The importance of beauty in one’s life is often underestimated in modern life which can perhaps best be seen in modern architecture. In the late 19th century, architects started following the design philosophy of “Form follows function”. A modern architect would be asked to design a building which, first and foremost, could fit 900 offices. The aesthetic value of the property would be an afterthought and sometimes would only emerge from mere coincidence.
Compare this with medieval schools in the Arabic-speaking world. These places of learning were designed with beauty in mind, so much so that many of the preserved schools are now musea.
I believe that this emphasis on beautiful study space was not a whimsical choice, nor a mere coincidence. I think that medieval architects recognized that “a place for learning” is more effective if it is beautiful.

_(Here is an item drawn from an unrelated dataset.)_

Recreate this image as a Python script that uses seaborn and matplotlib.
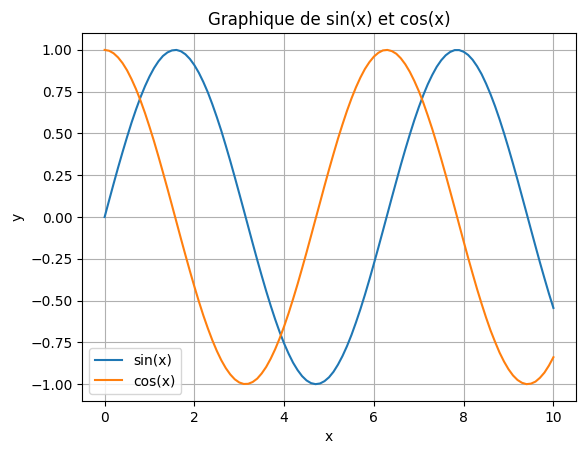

Perhaps this is also liked on emerging research on the importance of nature in daily life. Direct or indirect access to nature has been proven to positively affect mental state, working efficiency and happiness (Bell et al. 1996).
I can also say from personal experience that beauty has a positive effect on productivity. Personally, I am a big fan of typesetting or the art of making pretty documents. The prospect of an aesthetically pleasing document often motivates me to start writing, for instance during exam season, a useful trait to say the least. Afterwards, I like to believe that the style, layout and overall look of the document contribute to readability and make the work more appealing.
This all is to say the following. Many modern creations are ugly and repulsive. This makes us lose out, not only on beauty directly, but also on the positive side effects it has. Those who wish to be more productive could look into prettifying their working environment, tools or even the work itself, instead of pursuing productivity and efficiency directly.
Bell, P. A., Greene, T. C., Fisher, J. D., & Baum, A. (1996). Environmental psychology (4th ed.). New York, NY: Harcourt.